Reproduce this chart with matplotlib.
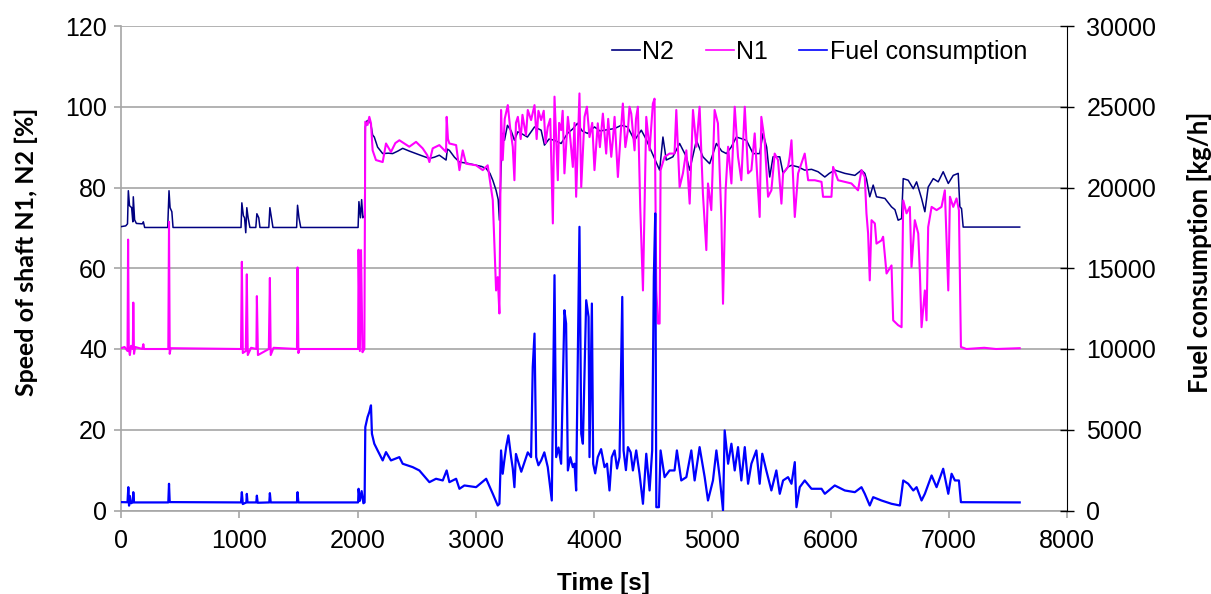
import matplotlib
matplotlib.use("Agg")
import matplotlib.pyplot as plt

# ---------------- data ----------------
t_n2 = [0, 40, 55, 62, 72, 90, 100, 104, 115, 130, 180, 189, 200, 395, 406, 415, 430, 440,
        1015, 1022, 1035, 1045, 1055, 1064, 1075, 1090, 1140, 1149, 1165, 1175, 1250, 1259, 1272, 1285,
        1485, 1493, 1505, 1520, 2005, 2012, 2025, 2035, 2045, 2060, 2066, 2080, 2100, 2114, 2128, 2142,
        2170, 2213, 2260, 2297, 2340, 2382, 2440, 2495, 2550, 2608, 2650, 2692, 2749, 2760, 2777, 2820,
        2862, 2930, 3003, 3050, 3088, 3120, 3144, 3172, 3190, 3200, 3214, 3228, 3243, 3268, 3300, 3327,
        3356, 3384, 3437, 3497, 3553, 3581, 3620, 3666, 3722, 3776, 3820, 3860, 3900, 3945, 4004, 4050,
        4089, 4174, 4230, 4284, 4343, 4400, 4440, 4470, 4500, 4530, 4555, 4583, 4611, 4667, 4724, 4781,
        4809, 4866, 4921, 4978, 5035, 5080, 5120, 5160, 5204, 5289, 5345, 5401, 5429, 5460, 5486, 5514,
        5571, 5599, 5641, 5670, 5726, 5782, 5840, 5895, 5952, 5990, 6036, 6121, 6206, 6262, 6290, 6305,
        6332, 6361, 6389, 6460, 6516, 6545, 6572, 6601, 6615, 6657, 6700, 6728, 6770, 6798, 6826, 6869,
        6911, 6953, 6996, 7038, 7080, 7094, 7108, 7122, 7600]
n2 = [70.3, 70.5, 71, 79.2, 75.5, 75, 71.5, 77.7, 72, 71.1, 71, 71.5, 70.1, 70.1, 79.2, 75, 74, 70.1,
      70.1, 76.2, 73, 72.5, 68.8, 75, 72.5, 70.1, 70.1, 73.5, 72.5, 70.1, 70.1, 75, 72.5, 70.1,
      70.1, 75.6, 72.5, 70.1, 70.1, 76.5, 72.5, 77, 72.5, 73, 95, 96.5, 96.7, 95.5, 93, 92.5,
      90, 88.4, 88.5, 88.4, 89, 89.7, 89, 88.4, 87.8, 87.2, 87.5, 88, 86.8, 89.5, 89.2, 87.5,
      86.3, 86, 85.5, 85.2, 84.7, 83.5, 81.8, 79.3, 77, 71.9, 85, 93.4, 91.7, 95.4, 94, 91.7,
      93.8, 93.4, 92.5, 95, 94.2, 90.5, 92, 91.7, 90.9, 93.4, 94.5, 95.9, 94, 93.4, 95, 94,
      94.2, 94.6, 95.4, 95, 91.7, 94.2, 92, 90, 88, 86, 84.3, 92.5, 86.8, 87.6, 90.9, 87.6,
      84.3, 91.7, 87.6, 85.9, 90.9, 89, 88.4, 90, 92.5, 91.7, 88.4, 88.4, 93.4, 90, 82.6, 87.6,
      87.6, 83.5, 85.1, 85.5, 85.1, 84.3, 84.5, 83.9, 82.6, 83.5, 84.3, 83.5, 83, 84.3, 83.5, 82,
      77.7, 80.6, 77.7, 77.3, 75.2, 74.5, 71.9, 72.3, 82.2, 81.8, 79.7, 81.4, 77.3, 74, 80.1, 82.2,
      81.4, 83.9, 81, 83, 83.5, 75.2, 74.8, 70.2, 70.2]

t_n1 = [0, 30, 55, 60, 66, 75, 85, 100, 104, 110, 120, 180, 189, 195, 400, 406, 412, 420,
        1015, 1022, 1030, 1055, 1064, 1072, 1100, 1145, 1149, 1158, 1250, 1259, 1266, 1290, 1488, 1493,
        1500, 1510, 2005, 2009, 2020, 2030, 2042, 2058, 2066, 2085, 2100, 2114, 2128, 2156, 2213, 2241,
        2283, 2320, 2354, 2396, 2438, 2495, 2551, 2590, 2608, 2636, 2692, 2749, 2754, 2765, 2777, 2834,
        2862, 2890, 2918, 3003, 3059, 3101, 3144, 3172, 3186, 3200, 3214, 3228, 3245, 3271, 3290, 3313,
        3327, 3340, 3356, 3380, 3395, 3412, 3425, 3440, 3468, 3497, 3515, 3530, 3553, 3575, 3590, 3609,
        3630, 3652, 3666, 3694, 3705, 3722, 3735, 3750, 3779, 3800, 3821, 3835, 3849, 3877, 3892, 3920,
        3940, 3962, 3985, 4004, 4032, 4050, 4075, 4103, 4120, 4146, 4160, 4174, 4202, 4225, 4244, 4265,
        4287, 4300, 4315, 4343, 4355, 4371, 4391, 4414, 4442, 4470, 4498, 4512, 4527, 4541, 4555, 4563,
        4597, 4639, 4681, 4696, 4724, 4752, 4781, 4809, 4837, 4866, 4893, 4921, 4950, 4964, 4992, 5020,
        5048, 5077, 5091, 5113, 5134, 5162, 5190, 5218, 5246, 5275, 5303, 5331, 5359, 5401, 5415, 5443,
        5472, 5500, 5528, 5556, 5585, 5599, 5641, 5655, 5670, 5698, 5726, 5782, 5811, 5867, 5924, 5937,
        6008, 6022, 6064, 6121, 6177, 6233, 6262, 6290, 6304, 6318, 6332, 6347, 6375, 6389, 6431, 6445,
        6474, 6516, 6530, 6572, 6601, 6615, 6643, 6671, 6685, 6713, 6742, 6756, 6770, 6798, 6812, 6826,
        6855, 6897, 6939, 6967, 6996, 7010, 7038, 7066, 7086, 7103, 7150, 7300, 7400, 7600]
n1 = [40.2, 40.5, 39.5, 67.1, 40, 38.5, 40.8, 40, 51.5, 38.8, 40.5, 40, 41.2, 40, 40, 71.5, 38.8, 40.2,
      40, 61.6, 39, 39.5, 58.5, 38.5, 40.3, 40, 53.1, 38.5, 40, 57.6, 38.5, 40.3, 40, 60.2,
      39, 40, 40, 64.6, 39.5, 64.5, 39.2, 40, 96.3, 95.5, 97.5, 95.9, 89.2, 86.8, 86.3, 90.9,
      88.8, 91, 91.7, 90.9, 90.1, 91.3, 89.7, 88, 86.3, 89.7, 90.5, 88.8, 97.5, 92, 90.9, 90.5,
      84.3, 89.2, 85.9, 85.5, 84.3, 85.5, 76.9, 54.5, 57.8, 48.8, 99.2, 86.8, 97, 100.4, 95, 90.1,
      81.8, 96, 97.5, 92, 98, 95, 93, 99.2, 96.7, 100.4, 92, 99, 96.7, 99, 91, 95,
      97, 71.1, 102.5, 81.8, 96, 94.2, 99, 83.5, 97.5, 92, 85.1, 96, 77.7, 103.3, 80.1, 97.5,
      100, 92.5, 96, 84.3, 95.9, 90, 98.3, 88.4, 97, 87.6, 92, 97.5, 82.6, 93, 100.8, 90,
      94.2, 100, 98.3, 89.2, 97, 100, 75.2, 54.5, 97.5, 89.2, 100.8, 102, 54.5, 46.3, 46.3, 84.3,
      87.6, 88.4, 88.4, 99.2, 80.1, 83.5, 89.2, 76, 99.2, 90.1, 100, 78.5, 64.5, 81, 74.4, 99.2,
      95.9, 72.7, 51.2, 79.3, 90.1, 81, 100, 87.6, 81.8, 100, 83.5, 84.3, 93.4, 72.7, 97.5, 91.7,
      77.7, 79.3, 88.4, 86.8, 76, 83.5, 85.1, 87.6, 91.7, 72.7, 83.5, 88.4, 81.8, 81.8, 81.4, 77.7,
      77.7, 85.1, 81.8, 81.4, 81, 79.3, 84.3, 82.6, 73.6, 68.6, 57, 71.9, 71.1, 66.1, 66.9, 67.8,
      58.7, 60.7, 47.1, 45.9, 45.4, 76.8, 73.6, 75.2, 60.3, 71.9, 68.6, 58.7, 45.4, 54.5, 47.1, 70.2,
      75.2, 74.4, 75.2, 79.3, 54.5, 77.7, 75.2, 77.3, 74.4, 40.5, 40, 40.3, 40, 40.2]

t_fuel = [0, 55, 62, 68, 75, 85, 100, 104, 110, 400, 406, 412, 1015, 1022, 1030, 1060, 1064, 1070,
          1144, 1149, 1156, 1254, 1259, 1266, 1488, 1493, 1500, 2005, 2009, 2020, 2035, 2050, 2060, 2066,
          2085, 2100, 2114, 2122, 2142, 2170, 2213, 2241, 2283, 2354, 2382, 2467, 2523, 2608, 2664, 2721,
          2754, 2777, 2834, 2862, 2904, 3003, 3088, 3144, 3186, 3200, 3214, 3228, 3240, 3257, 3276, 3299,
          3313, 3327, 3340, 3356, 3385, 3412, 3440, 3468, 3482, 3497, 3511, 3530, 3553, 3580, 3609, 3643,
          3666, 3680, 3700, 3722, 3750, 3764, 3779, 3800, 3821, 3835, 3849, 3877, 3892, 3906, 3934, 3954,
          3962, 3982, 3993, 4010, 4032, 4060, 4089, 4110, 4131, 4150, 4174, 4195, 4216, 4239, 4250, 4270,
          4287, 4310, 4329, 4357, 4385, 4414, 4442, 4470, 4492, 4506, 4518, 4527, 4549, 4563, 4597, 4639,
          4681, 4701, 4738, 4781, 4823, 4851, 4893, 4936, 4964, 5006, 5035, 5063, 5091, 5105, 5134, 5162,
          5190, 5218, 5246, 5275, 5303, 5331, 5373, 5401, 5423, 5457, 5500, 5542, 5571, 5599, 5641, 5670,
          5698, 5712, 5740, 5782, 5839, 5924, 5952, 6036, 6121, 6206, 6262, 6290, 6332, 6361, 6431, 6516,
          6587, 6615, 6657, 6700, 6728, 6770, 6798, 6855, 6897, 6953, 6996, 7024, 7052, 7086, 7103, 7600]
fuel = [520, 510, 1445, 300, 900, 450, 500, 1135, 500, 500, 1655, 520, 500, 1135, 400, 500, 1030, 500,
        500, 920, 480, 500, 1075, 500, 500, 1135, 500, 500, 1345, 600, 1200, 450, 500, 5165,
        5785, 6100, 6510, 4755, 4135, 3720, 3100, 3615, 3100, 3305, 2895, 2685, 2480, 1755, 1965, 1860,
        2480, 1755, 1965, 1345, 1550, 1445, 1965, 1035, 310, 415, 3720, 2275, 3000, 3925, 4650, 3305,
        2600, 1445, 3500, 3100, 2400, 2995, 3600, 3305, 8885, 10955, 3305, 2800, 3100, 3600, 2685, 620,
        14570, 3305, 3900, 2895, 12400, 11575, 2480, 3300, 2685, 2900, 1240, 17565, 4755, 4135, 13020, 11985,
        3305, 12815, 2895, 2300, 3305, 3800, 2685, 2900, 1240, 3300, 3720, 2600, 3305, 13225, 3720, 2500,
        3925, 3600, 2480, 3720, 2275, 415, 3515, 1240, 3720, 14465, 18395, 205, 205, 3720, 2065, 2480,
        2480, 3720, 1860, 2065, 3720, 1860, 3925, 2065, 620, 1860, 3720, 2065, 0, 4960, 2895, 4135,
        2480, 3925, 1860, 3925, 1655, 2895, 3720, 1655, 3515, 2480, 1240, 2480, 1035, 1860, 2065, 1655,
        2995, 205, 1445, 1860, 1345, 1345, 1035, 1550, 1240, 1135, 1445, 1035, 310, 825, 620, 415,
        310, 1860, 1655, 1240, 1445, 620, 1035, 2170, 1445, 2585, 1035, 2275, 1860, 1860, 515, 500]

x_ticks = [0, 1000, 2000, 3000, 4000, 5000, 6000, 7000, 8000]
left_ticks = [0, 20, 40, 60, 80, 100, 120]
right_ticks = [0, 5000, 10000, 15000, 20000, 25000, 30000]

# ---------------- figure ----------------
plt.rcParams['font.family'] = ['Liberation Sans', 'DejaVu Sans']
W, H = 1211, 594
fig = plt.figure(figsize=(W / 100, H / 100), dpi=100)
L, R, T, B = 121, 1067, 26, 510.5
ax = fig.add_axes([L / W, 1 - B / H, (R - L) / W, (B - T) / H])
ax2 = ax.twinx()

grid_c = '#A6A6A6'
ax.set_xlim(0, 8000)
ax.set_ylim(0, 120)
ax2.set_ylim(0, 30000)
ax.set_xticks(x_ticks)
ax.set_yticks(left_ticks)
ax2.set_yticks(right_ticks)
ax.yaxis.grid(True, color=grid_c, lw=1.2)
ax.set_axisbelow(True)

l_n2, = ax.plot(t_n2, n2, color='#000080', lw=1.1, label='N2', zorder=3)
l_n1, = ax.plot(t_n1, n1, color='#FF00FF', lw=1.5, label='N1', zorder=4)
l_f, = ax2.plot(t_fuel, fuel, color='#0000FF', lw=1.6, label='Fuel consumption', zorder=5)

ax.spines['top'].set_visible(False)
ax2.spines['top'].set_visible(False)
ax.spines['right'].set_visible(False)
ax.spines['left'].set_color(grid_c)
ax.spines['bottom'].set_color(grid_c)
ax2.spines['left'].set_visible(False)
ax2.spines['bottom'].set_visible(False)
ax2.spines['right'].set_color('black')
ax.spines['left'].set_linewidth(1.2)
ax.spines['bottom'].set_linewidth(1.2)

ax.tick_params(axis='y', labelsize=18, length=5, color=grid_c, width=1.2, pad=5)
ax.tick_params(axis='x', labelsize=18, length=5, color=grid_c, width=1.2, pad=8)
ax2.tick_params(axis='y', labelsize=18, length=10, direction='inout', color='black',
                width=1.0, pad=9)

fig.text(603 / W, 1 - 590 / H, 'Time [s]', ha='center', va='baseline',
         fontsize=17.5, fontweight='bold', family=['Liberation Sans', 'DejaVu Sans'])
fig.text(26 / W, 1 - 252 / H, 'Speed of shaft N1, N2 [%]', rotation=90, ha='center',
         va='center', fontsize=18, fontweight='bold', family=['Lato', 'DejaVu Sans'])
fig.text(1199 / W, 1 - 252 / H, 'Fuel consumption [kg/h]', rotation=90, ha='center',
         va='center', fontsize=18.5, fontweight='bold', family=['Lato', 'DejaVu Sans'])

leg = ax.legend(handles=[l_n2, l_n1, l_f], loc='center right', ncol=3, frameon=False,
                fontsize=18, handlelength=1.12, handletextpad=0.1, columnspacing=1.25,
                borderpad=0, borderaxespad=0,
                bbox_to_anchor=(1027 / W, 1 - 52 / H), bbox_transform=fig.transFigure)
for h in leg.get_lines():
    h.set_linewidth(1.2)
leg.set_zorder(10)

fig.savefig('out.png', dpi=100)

======

# [Task]
Repeat the lines above, starting at the first and stopping after the line that holds "import matplotlib.pyplot as plt", with the pictures left out.

# [The solution]
Reproduce this chart with matplotlib.
import matplotlib
matplotlib.use("Agg")
import matplotlib.pyplot as plt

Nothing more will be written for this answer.